I had not thought of navigating the space of time the way we navigate the space of the world around us. But it is accurate to say that days and time can blend together, and since we can’t control time, it can feel as though it relentlessly races forward. I have heard people in the Bay Area in California talk about the disorientating nature of their climate. The Bay Area doesn’t have pronounced seasons the way other parts of the country do. Most days are ok, and the temperature and weather doesn’t vary dramatically across the year. The passage of time feels different when you don’t really have a spring, summer, fall, and winter.

 

Using temporal landmarks helps us make sense of the passage of time and gives us a place to plant ourselves for our upcoming life pivots.

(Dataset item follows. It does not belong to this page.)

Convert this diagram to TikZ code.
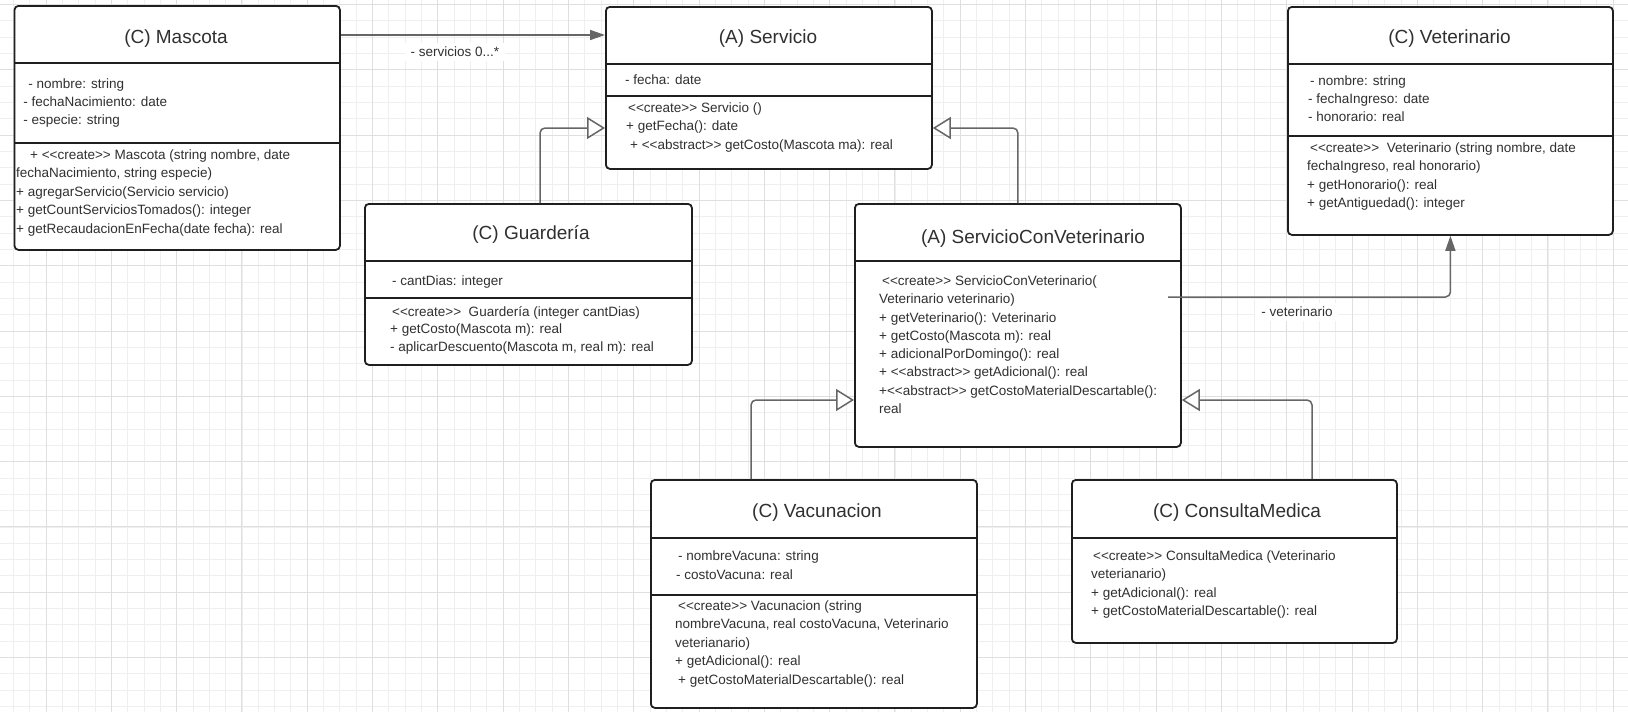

Just as we might use another wall or a step to brace ourselves if we are pushing a heavy piece of furniture, a specific date can be a brace for us to push for a new habit. It can provide a reference point for how far we have moved and how successful (or not) we have been with any changes that we want to make.

 

So rather than looking down on the idea of new year’s resolutions or being unhelpful in telling people to just make the changes they want to see in their lives today, I can help encourage people to use temporal landmarks in a smart way. I can encourage people to think about the obstacles they will face and how long after their temporal marker they think they might face those obstacles. I can encourage people to think in time chunks with more temporal landmarks to navigate the time landscape they traverse as they implement new lifestyle goals.  Time landmarks are not just random and arbitrary, they are social constructs that can help establish shared meaning and goals across time and space.